Si des mesures importantes ont donc été prises, elles ne sont que provisoires et ne sauraient répondre aux difficultés structurelles d'accès au droit à l'IVG. C'est cette même ambition qui nous amène, Albane Gaillot et moi-même, à vous soumettre cette proposition de loi dont de nombreuses dispositions sont issues du rapport sur l'accès à l'IVG. Dans celui-ci, nous recommandions, avec Cécile Muschotti, l'allongement du délai de recours à l'IVG, la suppression de la clause de conscience spécifique, l'extension de la compétence des sages‑femmes à la pratique d'une IVG par voie instrumentale, la mise en place d'un répertoire des professionnels pratiquant l'IVG géré et mis à jour par les agences régionales de santé (ARS), un bilan sur l'application de la législation relative au délit d'entrave, ainsi que l'amélioration de l'information des femmes sur leur droit au choix de la méthode d'IVG. Je ne peux donc que me féliciter de voir l'ensemble de ces recommandations intégrées dans la proposition de loi.

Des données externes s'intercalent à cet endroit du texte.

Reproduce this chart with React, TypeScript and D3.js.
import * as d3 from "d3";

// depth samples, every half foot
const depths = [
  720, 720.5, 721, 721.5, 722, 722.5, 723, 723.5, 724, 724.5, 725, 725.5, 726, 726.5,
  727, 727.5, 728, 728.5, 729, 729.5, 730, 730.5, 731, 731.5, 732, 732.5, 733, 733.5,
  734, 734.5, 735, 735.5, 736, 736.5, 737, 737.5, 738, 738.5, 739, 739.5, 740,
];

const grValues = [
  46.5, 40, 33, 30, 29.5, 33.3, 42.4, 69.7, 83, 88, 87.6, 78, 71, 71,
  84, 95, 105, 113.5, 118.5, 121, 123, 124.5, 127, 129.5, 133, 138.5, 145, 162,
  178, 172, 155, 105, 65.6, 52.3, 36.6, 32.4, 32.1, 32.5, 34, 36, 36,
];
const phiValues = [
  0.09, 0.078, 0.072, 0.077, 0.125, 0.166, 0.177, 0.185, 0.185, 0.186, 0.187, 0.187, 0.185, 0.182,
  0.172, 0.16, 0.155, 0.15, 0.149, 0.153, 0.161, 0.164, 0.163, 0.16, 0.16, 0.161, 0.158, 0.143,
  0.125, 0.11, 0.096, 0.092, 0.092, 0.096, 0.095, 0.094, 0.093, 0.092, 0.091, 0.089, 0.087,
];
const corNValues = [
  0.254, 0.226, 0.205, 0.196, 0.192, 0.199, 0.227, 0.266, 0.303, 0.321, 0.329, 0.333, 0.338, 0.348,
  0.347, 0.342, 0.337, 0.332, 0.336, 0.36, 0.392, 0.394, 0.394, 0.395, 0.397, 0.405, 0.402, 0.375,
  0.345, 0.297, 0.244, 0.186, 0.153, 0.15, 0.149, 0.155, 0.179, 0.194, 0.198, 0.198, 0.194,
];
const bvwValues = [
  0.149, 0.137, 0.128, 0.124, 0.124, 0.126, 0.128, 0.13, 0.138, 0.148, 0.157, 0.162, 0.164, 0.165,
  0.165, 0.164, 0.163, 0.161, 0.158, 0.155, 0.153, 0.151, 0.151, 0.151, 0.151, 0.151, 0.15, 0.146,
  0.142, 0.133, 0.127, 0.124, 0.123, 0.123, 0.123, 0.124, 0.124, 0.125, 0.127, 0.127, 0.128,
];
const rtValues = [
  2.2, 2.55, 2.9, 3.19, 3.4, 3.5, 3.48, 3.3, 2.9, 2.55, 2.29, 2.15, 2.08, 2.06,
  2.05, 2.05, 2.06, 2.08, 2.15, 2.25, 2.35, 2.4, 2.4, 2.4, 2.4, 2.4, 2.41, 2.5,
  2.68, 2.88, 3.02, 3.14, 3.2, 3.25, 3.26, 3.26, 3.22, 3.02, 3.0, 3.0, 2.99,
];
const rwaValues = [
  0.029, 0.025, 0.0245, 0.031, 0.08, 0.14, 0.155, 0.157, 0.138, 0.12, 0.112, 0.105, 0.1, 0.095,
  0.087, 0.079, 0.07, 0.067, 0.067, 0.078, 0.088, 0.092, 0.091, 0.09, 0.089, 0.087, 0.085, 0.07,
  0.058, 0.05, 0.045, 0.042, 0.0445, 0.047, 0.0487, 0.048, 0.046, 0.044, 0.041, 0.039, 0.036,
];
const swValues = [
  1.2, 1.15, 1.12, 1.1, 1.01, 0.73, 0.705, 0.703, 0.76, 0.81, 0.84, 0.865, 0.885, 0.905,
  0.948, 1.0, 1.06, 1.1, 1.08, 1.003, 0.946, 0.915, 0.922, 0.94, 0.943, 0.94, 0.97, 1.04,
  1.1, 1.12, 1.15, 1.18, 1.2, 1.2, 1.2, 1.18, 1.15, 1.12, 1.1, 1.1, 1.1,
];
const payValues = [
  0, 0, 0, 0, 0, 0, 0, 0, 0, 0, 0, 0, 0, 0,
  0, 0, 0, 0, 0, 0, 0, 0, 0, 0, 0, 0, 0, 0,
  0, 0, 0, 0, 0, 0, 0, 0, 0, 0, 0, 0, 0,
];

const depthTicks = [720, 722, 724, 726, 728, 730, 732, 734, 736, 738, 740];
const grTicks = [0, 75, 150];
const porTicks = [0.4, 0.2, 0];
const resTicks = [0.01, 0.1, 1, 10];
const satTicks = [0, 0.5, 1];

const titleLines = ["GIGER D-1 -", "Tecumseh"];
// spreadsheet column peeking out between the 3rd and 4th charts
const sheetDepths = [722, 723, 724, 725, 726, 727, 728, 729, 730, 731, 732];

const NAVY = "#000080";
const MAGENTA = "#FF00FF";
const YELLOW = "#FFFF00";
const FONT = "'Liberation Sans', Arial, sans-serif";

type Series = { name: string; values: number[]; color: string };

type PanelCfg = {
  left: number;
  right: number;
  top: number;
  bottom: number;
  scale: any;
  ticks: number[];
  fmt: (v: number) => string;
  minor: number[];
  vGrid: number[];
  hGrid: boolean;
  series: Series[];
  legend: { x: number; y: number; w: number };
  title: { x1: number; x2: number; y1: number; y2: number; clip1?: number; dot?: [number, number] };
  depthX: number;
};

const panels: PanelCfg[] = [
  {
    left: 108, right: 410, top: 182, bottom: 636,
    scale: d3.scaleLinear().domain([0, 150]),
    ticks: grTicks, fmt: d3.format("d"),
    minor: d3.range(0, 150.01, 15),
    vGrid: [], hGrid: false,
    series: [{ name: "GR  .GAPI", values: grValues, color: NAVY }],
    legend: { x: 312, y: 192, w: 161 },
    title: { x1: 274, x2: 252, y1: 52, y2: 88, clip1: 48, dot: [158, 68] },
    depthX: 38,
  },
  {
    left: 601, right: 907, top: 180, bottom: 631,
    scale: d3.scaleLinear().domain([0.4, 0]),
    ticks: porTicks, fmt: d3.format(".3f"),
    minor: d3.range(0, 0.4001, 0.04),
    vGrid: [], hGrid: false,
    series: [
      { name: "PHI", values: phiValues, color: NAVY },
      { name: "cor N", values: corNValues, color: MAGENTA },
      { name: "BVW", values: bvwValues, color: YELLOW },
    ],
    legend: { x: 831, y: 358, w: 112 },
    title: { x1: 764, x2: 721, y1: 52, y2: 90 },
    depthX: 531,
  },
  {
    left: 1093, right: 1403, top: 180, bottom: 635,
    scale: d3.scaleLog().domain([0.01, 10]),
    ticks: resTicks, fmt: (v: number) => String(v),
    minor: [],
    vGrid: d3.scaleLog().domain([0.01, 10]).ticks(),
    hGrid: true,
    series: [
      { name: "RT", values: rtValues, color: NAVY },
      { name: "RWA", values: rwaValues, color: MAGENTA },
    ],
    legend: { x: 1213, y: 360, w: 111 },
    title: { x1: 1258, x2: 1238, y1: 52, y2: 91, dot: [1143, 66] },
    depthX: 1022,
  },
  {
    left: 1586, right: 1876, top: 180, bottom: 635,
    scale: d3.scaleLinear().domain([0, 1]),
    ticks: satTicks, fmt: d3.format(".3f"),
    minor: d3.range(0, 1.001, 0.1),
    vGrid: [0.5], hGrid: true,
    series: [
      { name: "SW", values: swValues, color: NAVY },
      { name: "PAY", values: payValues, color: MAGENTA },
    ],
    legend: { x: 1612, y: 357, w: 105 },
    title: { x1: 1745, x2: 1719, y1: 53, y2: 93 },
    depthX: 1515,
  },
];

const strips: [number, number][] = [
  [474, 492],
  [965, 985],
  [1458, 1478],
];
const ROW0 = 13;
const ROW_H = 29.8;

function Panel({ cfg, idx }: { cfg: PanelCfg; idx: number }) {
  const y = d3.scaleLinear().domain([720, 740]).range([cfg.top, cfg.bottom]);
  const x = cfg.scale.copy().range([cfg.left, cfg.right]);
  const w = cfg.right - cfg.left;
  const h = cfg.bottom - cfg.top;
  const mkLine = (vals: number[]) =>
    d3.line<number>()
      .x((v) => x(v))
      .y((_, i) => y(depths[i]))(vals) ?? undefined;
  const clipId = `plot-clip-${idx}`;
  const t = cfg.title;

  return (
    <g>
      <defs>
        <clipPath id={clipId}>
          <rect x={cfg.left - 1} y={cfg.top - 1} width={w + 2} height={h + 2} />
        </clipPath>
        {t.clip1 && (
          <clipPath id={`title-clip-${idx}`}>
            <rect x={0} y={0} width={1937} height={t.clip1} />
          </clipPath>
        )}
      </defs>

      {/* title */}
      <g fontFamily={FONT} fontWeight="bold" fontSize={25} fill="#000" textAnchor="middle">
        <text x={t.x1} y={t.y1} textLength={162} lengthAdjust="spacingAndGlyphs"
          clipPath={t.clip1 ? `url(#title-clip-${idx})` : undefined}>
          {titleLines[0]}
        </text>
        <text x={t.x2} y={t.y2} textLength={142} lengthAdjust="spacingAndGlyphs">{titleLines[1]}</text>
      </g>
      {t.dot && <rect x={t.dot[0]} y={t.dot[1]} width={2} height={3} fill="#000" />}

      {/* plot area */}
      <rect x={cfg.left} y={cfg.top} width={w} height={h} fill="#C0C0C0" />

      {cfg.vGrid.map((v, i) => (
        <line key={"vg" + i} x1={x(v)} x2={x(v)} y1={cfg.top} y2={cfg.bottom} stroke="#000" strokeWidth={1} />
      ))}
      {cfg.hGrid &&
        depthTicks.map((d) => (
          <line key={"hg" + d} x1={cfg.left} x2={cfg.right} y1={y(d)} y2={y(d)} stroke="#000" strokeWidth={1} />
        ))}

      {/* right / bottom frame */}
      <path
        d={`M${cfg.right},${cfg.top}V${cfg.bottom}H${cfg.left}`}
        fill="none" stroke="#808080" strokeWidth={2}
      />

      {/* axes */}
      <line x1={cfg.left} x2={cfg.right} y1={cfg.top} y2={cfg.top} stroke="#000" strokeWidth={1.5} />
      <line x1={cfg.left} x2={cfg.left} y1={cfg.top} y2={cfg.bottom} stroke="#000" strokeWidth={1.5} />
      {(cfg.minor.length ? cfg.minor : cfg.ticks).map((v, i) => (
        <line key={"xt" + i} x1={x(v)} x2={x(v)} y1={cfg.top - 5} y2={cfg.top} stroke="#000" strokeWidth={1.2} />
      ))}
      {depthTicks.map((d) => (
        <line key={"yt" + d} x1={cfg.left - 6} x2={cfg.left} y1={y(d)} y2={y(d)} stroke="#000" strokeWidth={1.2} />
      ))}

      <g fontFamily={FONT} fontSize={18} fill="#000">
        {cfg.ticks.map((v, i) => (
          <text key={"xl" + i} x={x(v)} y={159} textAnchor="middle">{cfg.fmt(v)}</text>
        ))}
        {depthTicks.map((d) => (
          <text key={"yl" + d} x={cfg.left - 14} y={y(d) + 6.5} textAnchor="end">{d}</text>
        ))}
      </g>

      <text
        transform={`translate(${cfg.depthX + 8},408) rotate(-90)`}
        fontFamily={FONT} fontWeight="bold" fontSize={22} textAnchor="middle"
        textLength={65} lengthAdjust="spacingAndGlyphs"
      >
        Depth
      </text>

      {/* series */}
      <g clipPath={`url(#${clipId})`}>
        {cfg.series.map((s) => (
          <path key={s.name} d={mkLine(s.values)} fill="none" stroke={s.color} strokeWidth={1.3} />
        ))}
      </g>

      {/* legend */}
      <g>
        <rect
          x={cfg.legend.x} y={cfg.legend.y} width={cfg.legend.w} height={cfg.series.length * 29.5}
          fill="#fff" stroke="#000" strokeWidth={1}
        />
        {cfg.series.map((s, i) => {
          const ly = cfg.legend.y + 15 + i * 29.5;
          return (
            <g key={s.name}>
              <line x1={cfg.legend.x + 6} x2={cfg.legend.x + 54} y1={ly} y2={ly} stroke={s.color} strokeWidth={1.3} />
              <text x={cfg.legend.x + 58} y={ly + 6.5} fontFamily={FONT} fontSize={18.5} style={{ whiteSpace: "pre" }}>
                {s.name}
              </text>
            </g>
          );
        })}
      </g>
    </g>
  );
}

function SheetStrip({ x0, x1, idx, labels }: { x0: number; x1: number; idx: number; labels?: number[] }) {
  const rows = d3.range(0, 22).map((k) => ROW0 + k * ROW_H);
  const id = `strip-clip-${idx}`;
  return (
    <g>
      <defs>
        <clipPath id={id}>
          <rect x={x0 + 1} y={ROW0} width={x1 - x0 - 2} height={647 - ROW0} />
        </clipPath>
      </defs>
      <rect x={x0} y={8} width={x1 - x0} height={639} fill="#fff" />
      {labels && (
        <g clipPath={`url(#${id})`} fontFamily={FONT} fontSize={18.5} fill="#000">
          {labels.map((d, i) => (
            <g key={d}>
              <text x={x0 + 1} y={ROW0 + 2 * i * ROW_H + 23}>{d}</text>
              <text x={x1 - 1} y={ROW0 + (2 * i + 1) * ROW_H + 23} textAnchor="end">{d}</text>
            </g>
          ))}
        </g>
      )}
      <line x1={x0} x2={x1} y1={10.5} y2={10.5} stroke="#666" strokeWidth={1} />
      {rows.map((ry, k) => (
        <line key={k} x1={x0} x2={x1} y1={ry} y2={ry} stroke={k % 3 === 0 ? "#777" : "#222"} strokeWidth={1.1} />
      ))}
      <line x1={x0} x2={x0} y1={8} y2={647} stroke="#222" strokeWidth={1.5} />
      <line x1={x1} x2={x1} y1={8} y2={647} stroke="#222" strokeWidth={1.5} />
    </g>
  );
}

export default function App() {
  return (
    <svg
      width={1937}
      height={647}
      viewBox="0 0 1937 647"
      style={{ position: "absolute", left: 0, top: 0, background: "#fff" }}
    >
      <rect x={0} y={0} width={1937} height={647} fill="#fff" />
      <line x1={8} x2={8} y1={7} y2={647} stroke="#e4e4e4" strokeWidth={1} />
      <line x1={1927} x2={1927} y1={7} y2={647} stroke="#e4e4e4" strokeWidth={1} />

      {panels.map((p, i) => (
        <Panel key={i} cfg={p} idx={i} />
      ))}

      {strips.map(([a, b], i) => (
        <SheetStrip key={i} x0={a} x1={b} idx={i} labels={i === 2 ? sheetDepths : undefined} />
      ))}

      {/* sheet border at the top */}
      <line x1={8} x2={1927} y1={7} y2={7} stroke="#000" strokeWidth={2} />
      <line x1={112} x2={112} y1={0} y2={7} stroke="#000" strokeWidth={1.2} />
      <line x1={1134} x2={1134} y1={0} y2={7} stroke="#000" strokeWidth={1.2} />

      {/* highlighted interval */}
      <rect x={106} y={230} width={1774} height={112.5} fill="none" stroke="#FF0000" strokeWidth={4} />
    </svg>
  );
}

Ces mesures font d'ailleurs l'objet d'un consensus très important, et tous les récents travaux sur le sujet, qu'ils émanent du Conseil économique, social et environnemental (CESE), de l'Inspection générale des affaires sociales (IGAS) ou du Haut Conseil à l'égalité entre les femmes et les hommes (HCEFH), font des recommandations dans le même sens. Ces recommandations, d'ordre législatif, devront évidemment être complétées par des mesures réglementaires, notamment dans le domaine de la formation des professionnels de santé. Les médecins, généralistes comme gynécologues, ne sont pas suffisamment formés à l'acte d'avortement – il existe même une forme de désinformation à son sujet. Il faut faire évoluer les mentalités et les pratiques des médecins. Il n'est plus possible que des services de gynécologie soient encore dirigés par des médecins opposés à l'avortement !
Il ne s'agit d'ailleurs pas que des médecins : tous les personnels médicaux doivent être mieux sensibilisés et formés à l'accueil et à l'accompagnement des femmes souhaitant recourir à une IVG. Nous devons agir résolument en ce sens afin de garantir le droit fondamental qu'est l'avortement et faciliter le parcours des femmes pour y avoir accès. Les débats d'aujourd'hui en commission, puis en séance publique la semaine prochaine, en seront l'occasion.
Alors, soyons tous ambitieux : nous ne devrions jamais hésiter lorsqu'il s'agit de protéger nos concitoyennes et les droits des femmes dans notre société. Comme le dit la professeure de droit Diane Roman : « L'interruption volontaire de grossesse est perçue comme une simple dérogation au droit à la vie. » Mes chers collègues, il est temps de rendre ce droit effectif. Nous comptons sur votre entier soutien.